Leonardo’s Diary (Jan Svankmajer)

Intercutting painstaking journal pages come to life with stock footage of human antics, creating some wild juxtapositions. A really fun one, released the year after the also-great Jabberwocky.


The Midnight Parasites (Yoji Kuri)

More animation, this one a colorful panorama of hellish mutilations. Among all the things gobbling up and shitting out other things, there’s a rare 1970’s human centipede. Real demented Boschian cartoon, the music a nifty electrogroove.

Mouseover for centipede, ya sicko:
image


The Bathroom (Yoji Kuri)

Stop-motion lunacy in a striped room (and sometimes the bathroom). Objects make and unmake themselves and clip through the floor, 3D cartoons and human actors turned into animation. Kuri’s interest in food and butts continues. Then suddenly, sped-up doc footage of crowds visiting a gallery of Kuri’s butt-centric art. Obviously this is all wonderful. The wikis say that Kuri was an early star of the Annecy Film Fest, made 40+ shorts, and is alive at 94.


Winnie-the-Pooh and a Busy Day (Fyodor Khitruk & Gennadiy Sokolskiy)

Alas, the last of the Russian Pooh shorts.
The one where Eeyore cries a lot on his birthday, then finds his lost tail.


Chakra (Jordan Belson)

Richly colored video light, washing like waves, flying like ashes, drifting like clouds, with a better soundtrack than these things tend to have. I bet seeing this projected properly would be gobsmacking.

Chakra (c) Jordan Belson


Take Five (Zbigniew Rybczynski)

Dancers’ images, tinted and overlapping, like these screenshots but in rapid motion over a jazz soundtrack. In the final minute the editing goes berserk, the jazz gets chopped and screwed. Real out there. I’ve only previously seen Rybczynski’s oscar-winning Tango. Take Five was among his earliest work, a thesis film, and the wikis say he’s had a big life since then, becoming a pioneer in video technology.

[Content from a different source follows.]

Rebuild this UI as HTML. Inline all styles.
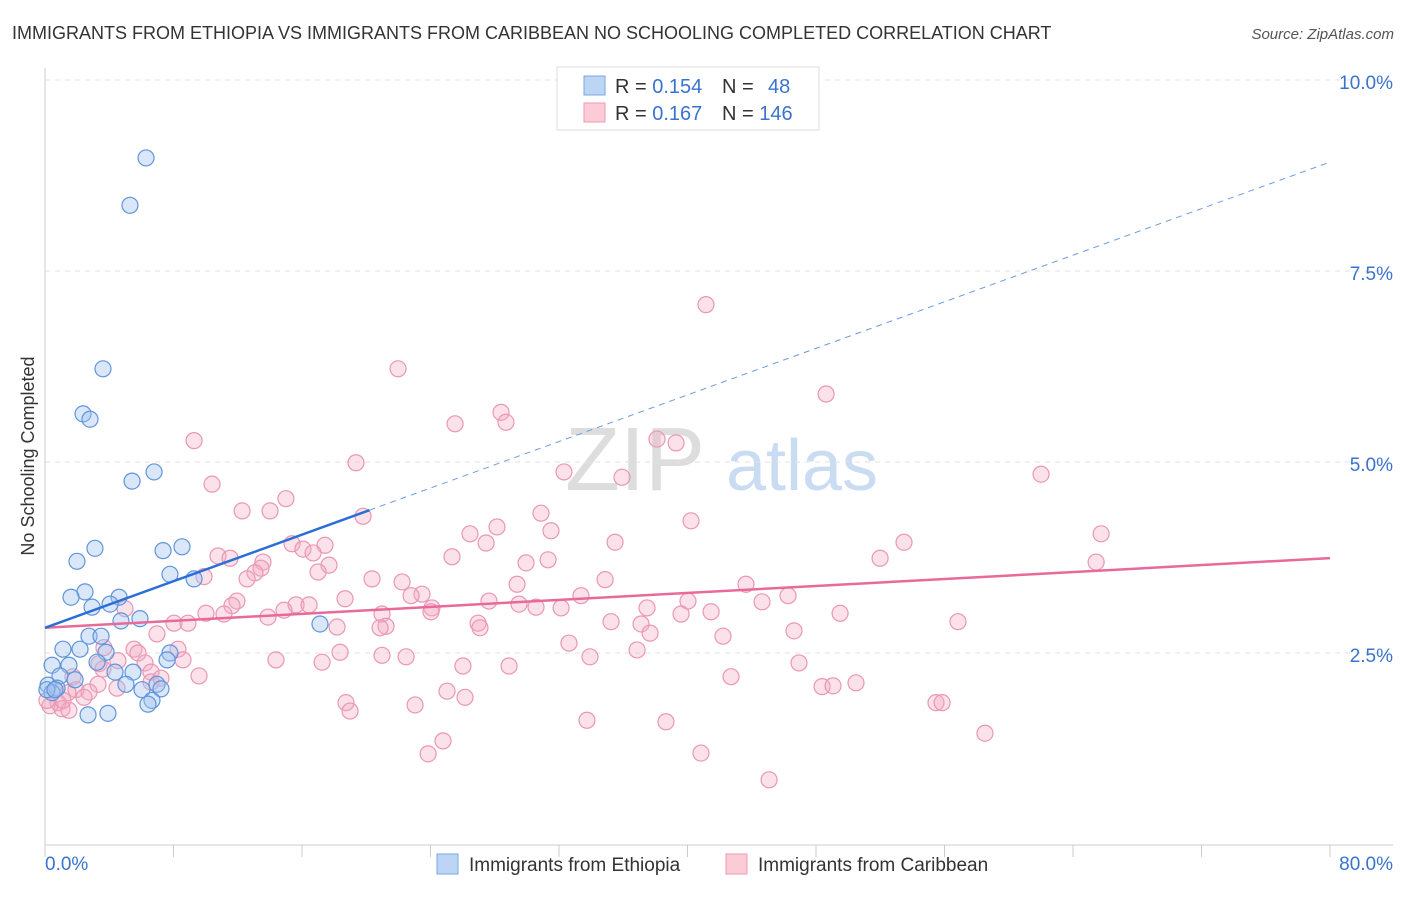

Top Ten Still-Unseen 1972 Movies:

The Merchant of Four Seasons
Morgiana
Don’t Torture the Duckling
Remote Control / Special Effects
Last Tango in Paris
What’s Up, Doc?
Red Psalm
Savage Messiah
The Death of Maria Malibran
Pink Flamingos

Digging back into the revised edition of Film as a Subversive Art for some shorts on the destruction of time and space. “No other art can so instantaneously and so completely expand, reverse, skip, condense, telescope, or stop time, or so suddenly change locale, abolish or accent perspective or distance, transform appearances or proportions of objects, or simultaneously exhibit spatially or temporally distinct events.”


The House (1961, Louis van Gasteren)

Good stuff – a couple of family generations live in a house with a stuffed owl until the nazis take over. Love affairs, birth and death, the editing jumping between timeframes, including the house’s present-day demolition. Orchestral score, very little spoken dialogue. As a confirmed Resnais nut, this kind of thing is up my alley. Vogel: “There is no looking back, since time never exists as a fixed point; everything is now.”

A Dutch movie – one of the cinematographers also shot Vogel-approved The Reality of Karel Appel, and later, Daughters of Darkness.


London to Brighton in Four Minutes (1952, Donald Smith)

Trick/stunt film, just a time-lapse train voyage, taking us “faster than sound” with normal little bookend segments.


Power of Plants (1949, Paul Moss & Thelma Schnee)

Awful educational-film acting, but watching time-lapsed tendril vines move around is cool. This was a segment of a series hosted by talk-show scientist John Kieran. The married directors also wrote an Alec Guinness detective-priest movie. “A magical film” – Vogel really loved time-lapse, but there’s not much point in taking stills from these, since the magic is in the motion.


Renaissance (1964, Walerian Borowczyk)

Excellent stop-motion. Walerian makes a still-life scene of fruit, musical instrument, furniture, doll, and stuffed owl (tying this film nicely to the stuffed owl in The House), violently destroys it all, then re-creates the scene using stop-motion in reverse. This was completed halfway between Boro’s moving to France after the Jan Lenica collaborations, and his first feature film (Goto in 1968).